## Provided data
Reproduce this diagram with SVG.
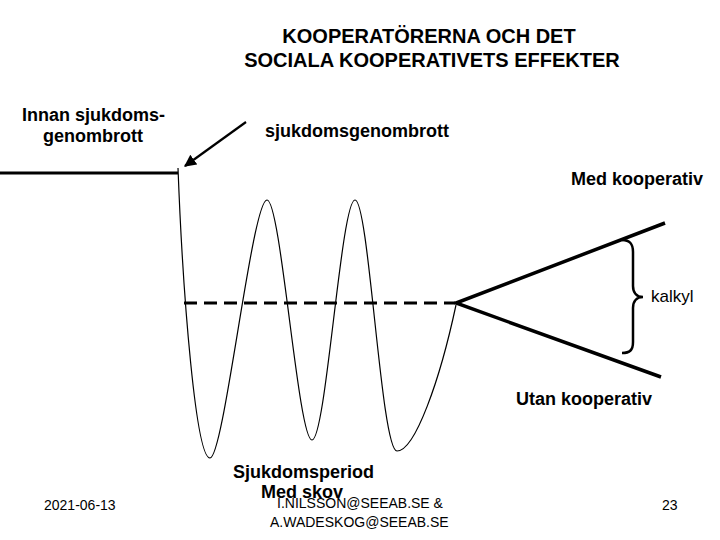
<svg xmlns="http://www.w3.org/2000/svg" width="720" height="540" viewBox="0 0 720 540">
<defs>
<style>
.b{font-family:"Liberation Sans",Arial,sans-serif;font-weight:bold;font-size:18px;fill:#000}
.t{font-family:"Liberation Sans",Arial,sans-serif;font-weight:bold;font-size:20px;fill:#000}
.n{font-family:"Liberation Sans",Arial,sans-serif;font-size:14px;fill:#000}
.k{font-family:"Liberation Sans",Arial,sans-serif;font-size:17px;fill:#000}
.ln{fill:none;stroke:#000}
</style>
<marker id="ah" viewBox="0 0 10 10" refX="9" refY="5" markerWidth="5.5" markerHeight="5.5" orient="auto" markerUnits="strokeWidth">
<path d="M0,0 L10,5 L0,10 z" fill="#000"/>
</marker>
</defs>
<rect width="720" height="540" fill="#fff"/>
<g id="title">
<text class="t" x="429" y="43" text-anchor="middle">KOOPERATÖRERNA OCH DET</text>
<text class="t" x="432" y="67" text-anchor="middle">SOCIALA KOOPERATIVETS EFFEKTER</text>
</g>
<g id="before">
<text class="b" x="22" y="121">Innan sjukdoms-</text>
<text class="b" x="43" y="142">genombrott</text>
<path class="ln" d="M0,173 L178,173" stroke-width="3"/>
</g>
<g id="breakthrough">
<text class="b" x="265" y="137">sjukdomsgenombrott</text>
</g>
<g id="wave">
<path class="ln" stroke-width="1.2" d="M178,168 C183,300 196,458 210,458 C224,458 252,200 267,200 C281,200 298,440 312,440 C326,440 341,200 355,200 C369,200 381,451 397,451 C415,451 440,380 456,305"/>
</g>
<g id="baseline">
<path class="ln" d="M184,303 L455,303" stroke-width="3" stroke-dasharray="13 7"/>
</g>
<g id="fork">
<path class="ln" d="M665,223 L456,303 L661,377" stroke-width="3.5" stroke-linejoin="miter"/>
</g>
<g id="kalkyl">
<path class="ln" stroke-width="2.5" d="M622,240 C630,240 633,244 633,252 L633,286 C633,293 637,297 643,297 C637,297 633,301 633,308 L633,342 C633,350 630,353 622,353"/>
<text class="k" x="651" y="302">kalkyl</text>
</g>
<g id="med">
<text class="b" x="571" y="185">Med kooperativ</text>
</g>
<g id="utan">
<text class="b" x="516" y="405">Utan kooperativ</text>
</g>
<g id="period">
<text class="b" x="233" y="478">Sjukdomsperiod</text>
<text class="b" x="261" y="498">Med skov</text>
</g>
<g id="connectors">
<path class="ln" d="M246,122 L185,166" stroke-width="2.2" marker-end="url(#ah)"/>
</g>
<g id="footer">
<text class="n" x="44" y="510">2021-06-13</text>
<text class="n" x="277" y="508">I.NILSSON@SEEAB.SE &amp;</text>
<text class="n" x="270" y="527">A.WADESKOG@SEEAB.SE</text>
<text class="n" x="662" y="510">23</text>
</g>
</svg>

## What you need to do
All the material shown above is to be copied exactly, with no pictures carried over.

## Answer to the task
Reproduce this diagram with SVG.
<svg xmlns="http://www.w3.org/2000/svg" width="720" height="540" viewBox="0 0 720 540">
<defs>
<style>
.b{font-family:"Liberation Sans",Arial,sans-serif;font-weight:bold;font-size:18px;fill:#000}
.t{font-family:"Liberation Sans",Arial,sans-serif;font-weight:bold;font-size:20px;fill:#000}
.n{font-family:"Liberation Sans",Arial,sans-serif;font-size:14px;fill:#000}
.k{font-family:"Liberation Sans",Arial,sans-serif;font-size:17px;fill:#000}
.ln{fill:none;stroke:#000}
</style>
<marker id="ah" viewBox="0 0 10 10" refX="9" refY="5" markerWidth="5.5" markerHeight="5.5" orient="auto" markerUnits="strokeWidth">
<path d="M0,0 L10,5 L0,10 z" fill="#000"/>
</marker>
</defs>
<rect width="720" height="540" fill="#fff"/>
<g id="title">
<text class="t" x="429" y="43" text-anchor="middle">KOOPERATÖRERNA OCH DET</text>
<text class="t" x="432" y="67" text-anchor="middle">SOCIALA KOOPERATIVETS EFFEKTER</text>
</g>
<g id="before">
<text class="b" x="22" y="121">Innan sjukdoms-</text>
<text class="b" x="43" y="142">genombrott</text>
<path class="ln" d="M0,173 L178,173" stroke-width="3"/>
</g>
<g id="breakthrough">
<text class="b" x="265" y="137">sjukdomsgenombrott</text>
</g>
<g id="wave">
<path class="ln" stroke-width="1.2" d="M178,168 C183,300 196,458 210,458 C224,458 252,200 267,200 C281,200 298,440 312,440 C326,440 341,200 355,200 C369,200 381,451 397,451 C415,451 440,380 456,305"/>
</g>
<g id="baseline">
<path class="ln" d="M184,303 L455,303" stroke-width="3" stroke-dasharray="13 7"/>
</g>
<g id="fork">
<path class="ln" d="M665,223 L456,303 L661,377" stroke-width="3.5" stroke-linejoin="miter"/>
</g>
<g id="kalkyl">
<path class="ln" stroke-width="2.5" d="M622,240 C630,240 633,244 633,252 L633,286 C633,293 637,297 643,297 C637,297 633,301 633,308 L633,342 C633,350 630,353 622,353"/>
<text class="k" x="651" y="302">kalkyl</text>
</g>
<g id="med">
<text class="b" x="571" y="185">Med kooperativ</text>
</g>
<g id="utan">
<text class="b" x="516" y="405">Utan kooperativ</text>
</g>
<g id="period">
<text class="b" x="233" y="478">Sjukdomsperiod</text>
<text class="b" x="261" y="498">Med skov</text>
</g>
<g id="connectors">
<path class="ln" d="M246,122 L185,166" stroke-width="2.2" marker-end="url(#ah)"/>
</g>
<g id="footer">
<text class="n" x="44" y="510">2021-06-13</text>
<text class="n" x="277" y="508">I.NILSSON@SEEAB.SE &amp;</text>
<text class="n" x="270" y="527">A.WADESKOG@SEEAB.SE</text>
<text class="n" x="662" y="510">23</text>
</g>
</svg>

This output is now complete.